- [Task requirements]
Your task is to give the listing below back word for word, pictures excluded.

- [Data section]
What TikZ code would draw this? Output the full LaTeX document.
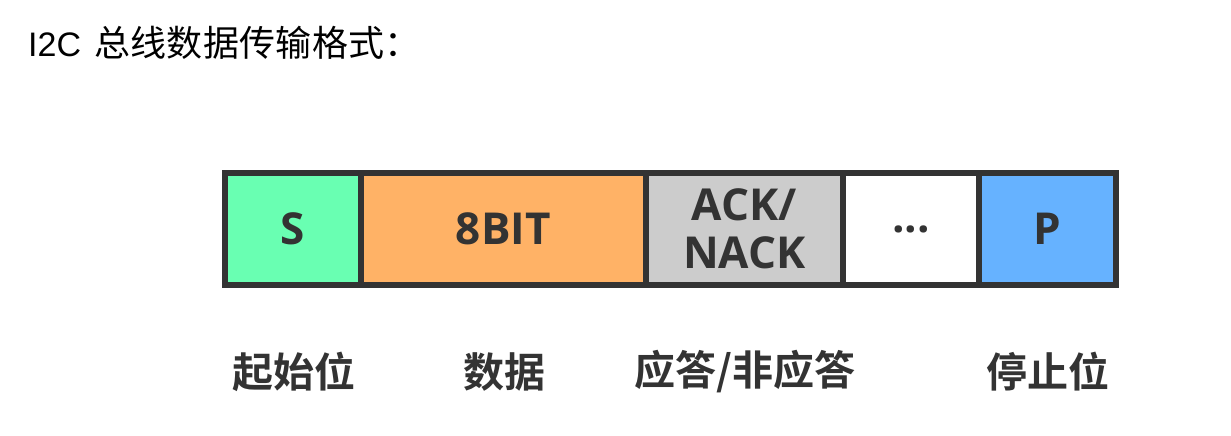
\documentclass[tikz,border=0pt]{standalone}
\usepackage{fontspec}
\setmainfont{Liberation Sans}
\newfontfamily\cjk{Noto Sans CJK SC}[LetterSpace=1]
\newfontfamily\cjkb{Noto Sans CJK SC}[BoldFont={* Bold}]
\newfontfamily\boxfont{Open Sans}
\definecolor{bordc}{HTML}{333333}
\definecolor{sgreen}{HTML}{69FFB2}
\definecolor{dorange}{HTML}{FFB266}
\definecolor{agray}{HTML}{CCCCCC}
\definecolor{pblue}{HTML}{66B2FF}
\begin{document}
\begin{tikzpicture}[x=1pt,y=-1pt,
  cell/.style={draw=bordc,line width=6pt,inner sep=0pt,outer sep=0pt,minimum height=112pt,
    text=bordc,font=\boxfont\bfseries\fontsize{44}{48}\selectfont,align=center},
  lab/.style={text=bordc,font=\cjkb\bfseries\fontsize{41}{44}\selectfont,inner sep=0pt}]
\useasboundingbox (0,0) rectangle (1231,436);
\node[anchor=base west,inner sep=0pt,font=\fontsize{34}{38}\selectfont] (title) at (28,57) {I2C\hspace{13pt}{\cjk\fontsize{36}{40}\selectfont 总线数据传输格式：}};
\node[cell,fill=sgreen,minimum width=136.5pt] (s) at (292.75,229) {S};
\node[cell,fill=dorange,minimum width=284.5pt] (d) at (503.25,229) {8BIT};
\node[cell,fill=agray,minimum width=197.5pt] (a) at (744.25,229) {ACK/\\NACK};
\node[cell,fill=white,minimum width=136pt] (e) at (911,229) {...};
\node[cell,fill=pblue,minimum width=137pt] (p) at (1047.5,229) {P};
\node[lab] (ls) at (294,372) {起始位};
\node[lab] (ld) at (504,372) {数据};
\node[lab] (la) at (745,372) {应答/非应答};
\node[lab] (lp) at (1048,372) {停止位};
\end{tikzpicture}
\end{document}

- [Exercise result]
What TikZ code would draw this? Output the full LaTeX document.
\documentclass[tikz,border=0pt]{standalone}
\usepackage{fontspec}
\setmainfont{Liberation Sans}
\newfontfamily\cjk{Noto Sans CJK SC}[LetterSpace=1]
\newfontfamily\cjkb{Noto Sans CJK SC}[BoldFont={* Bold}]
\newfontfamily\boxfont{Open Sans}
\definecolor{bordc}{HTML}{333333}
\definecolor{sgreen}{HTML}{69FFB2}
\definecolor{dorange}{HTML}{FFB266}
\definecolor{agray}{HTML}{CCCCCC}
\definecolor{pblue}{HTML}{66B2FF}
\begin{document}
\begin{tikzpicture}[x=1pt,y=-1pt,
  cell/.style={draw=bordc,line width=6pt,inner sep=0pt,outer sep=0pt,minimum height=112pt,
    text=bordc,font=\boxfont\bfseries\fontsize{44}{48}\selectfont,align=center},
  lab/.style={text=bordc,font=\cjkb\bfseries\fontsize{41}{44}\selectfont,inner sep=0pt}]
\useasboundingbox (0,0) rectangle (1231,436);
\node[anchor=base west,inner sep=0pt,font=\fontsize{34}{38}\selectfont] (title) at (28,57) {I2C\hspace{13pt}{\cjk\fontsize{36}{40}\selectfont 总线数据传输格式：}};
\node[cell,fill=sgreen,minimum width=136.5pt] (s) at (292.75,229) {S};
\node[cell,fill=dorange,minimum width=284.5pt] (d) at (503.25,229) {8BIT};
\node[cell,fill=agray,minimum width=197.5pt] (a) at (744.25,229) {ACK/\\NACK};
\node[cell,fill=white,minimum width=136pt] (e) at (911,229) {...};
\node[cell,fill=pblue,minimum width=137pt] (p) at (1047.5,229) {P};
\node[lab] (ls) at (294,372) {起始位};
\node[lab] (ld) at (504,372) {数据};
\node[lab] (la) at (745,372) {应答/非应答};
\node[lab] (lp) at (1048,372) {停止位};
\end{tikzpicture}
\end{document}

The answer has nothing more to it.